Rolex Watch Company gives five main awards every two years. There had been a total of 2600 entries in the year in which Dr. Godakumbura received the award, which he won in the ‘Science and Medicine’ category. He and an Indian national are the only two persons in South Asia among the 50 Rolex laureates to date. Five years later, he got a grant for his project from the Lindbergh Foundation, whose grant program “enjoys excellent reputation among the scientific community and the public sector for supporting exceptional high quality projects and dedicated researchers”. When Dr. Godakumbura received one of their seven grants in 2003, his project was ‘in good company’; four were given to projects from four American Universities and one to a body called ‘Architectural Applications’, also in the USA. The other was given to a project from the Russian Academy of Sciences. The Lindbergh Foundation later appointed Dr. Godakumbura to its Grants Technical Review Committee. He also won a Reader’s Digest Award called ‘Hero for Today’ in 2000, and three Sri Lankan Awards, viz, Presidential, Vidyajyothi and Sarvodaya. The Sri Lankan life style magazine ‘esteem’ named him as one of the ‘Icons of Sri Lanka in the 20th century’.
Recognizing the importance of his burn prevention work, the Ministry of Health appointed him to the National Committee on Prevention of Injuries in 1995, and the International Society for Burn Injuries (ISBI) to its Prevention Committee in 2001. His work did not fail to get the attention of the WHO too. In 2007, the WHO invited him to two consultation meetings. One was held in Geneva to prepare the document ‘A WHO PLAN – BURN PREVENTION AND CARE’, which was published in April 2008. The other was held in Manila to prepare the ‘WORLD REPORT ON CHILD AND ADOLESCENT INJURY PREVENTION’, to be published in November 2008. It will also contain a box written by him on ‘Safe Kerosene Lamps’. He has made presentations on his work in eleven International Medical Congresses.

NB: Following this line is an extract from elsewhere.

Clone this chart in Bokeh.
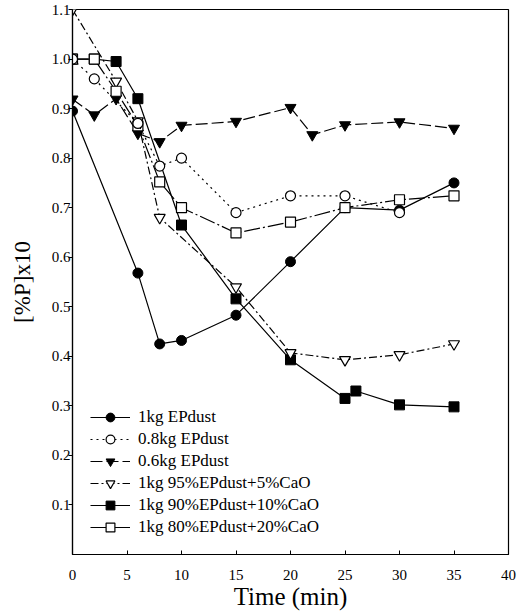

The journal of the International Society for Burn Injuries ‘BURNS’ carries a 2 part - 17 page article entitled ‘BURNS AND FIRES FROM NON ELECTRIC DOMESTIC APPLIANCES IN LOW AND MIDDLE INCOME COUNTRIES’ in its May 2008 issue, written jointly by the Chairman of the Prevention Committee of the ISBI, Prof Michael Peck, Dr. Godakumbura and three other authors from South Africa and India.
Realizing that there is no book yet on injuries in Sri Lanka even though they account for a third of all hospital admissions in every country, he made use of what he learned at the two WHO consultation meetings to write a book in Sinhala on the ‘PREVENTION OF CHILD AND ADOLESCENT INJURIES’. It is awaiting publication.